Lazarus – Tanrı Oyuncağı ana karakterin sıradan bir fotokopiciden, kendi içindeki karanlıkla yüzleşen bir katil olma yolculuğunu ele alıyor. Bu süreç, hastanede geçirdiği dönem ve orada yaşadığı olaylar aracılığıyla dramatik bir şekilde tasvir ediliyor. Devecioğlu, okuyucuyu etkileyici bir dille insan ruhunun karanlık köşelerine yolculuğa çıkarırken, insanın varoluşsal sorgulamaları ve kişisel dönüşüm mücadelesini ustaca işliyor.
“Usulüne göre gömülmeyen her şey sonradan hortlar.” – Lacan
Felsefe, psikoloji ve tiyatro alanında düzenlediği etkinliklerle dikkat çeken yazar ve eğitmen Fırat Devecioğlu felsefe kategorisinde yayınlanmış ilk kitabı Yüzleşme’nin ve “Schopenhauer Felsefesi” isimli ikinci kitabının ardından bu kez insan ruhunun labirentlerine odaklandığı Lazarus – Tanrı Oyuncağı novellasıyla okuyucuyla buluşuyor. Destek Yayınları etiketiyle yayımlanan kitabın editörlüğü Özlem Küskü üstlendi.

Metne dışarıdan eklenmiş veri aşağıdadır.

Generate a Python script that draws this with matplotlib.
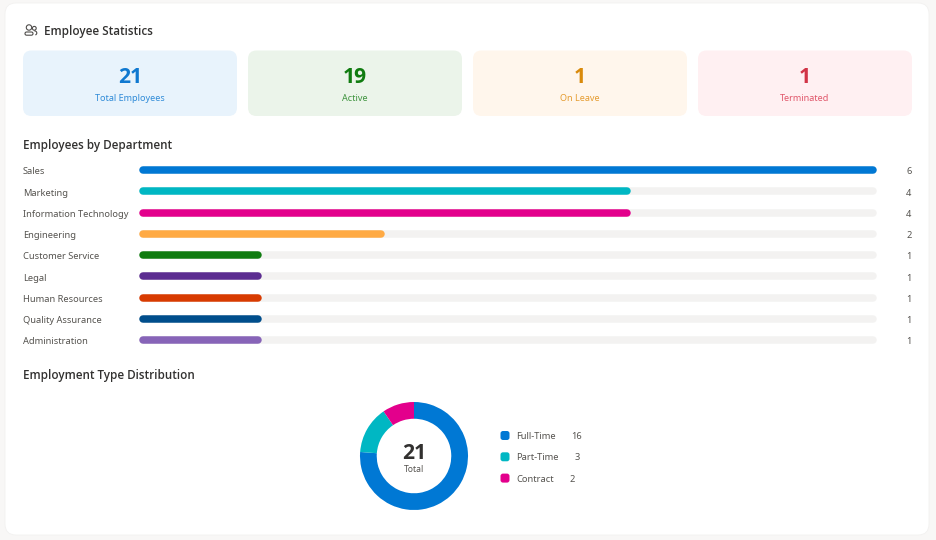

Kitap, tüm online kitap satış platformalarında ve kitapçılarda satışa sunuldu.
Tarihsel ve dini anlatıdan günümüz modern insanına ve tıp dünyasına uzanan bir hikâye!
Hıristiyan ikonografisinde en sık işlenen mucize Lazarus’un dirilişi, ölen kişinin yerinden doğrulurcasına hareketlenişini ifade etmek amacıyla Lazarus refleksi olarak tıp litaratürüne de girmiş. Tarihsel anlatıda inanç, umut ve dönüşümün sembolü olan Lazarus, Fırat Devecioğlu’nun novellasında kişisel dönüşüm ve içsel mücadelenin bir temsili olarak okuyucunun karşısına çıkıyor. Tarihi Lazarus, ölümden dört gün sonra dirilir, hayata yeni bir başlangıç yapar. Kitaptaki Lazarus ise metaforik bir diriliş yaşayarak kendi içindeki karanlıklarla yüzleşir ve değişir. Her iki hikâye de Lazarus, farklı çağlar ve bağlamlar içinde, yeniden doğuş ve dönüşümün temsilcisi olarak yer alır. Bu anlatıya Erich Fromm, Schopenhauer, Freud, Lacan ve Jung’un düşsel gölgeleri de eşlik ediyor.
Lazarus – Tanrı Oyuncağı’nda karakterin derinlikli psikolojik çözümlemeleri, toplumsal normlar ve bireysel özgürlük arasındaki çatışmalar üzerinden ilerliyor. Kitap, edebiyat ve psikolojiyi kesiştiren noktada; modern toplumun birey üzerindeki etkilerini, bireyin toplum içindeki yeri ve kişisel özgürlüğün sınırları gibi konuları irdeliyor. Fırat Devecioğlu okuyucuya, hayatın karmaşık dokusunu ve insan ruhunun kırılganlığını, derinlemesine bir anlayışla sunuyor.
Romanın çarpıcı anlatımı, karakter gelişimi ve tematik derinliği, Devecioğlu’nun edebi ustalığını ortaya koyuyor. “Lazarus – Tanrı Oyuncağı”, yalnızca bir dönüşüm hikayesi değil, aynı zamanda insanın içindeki iyilik ve kötülükle olan sonsuz mücadelesini de simgeliyor.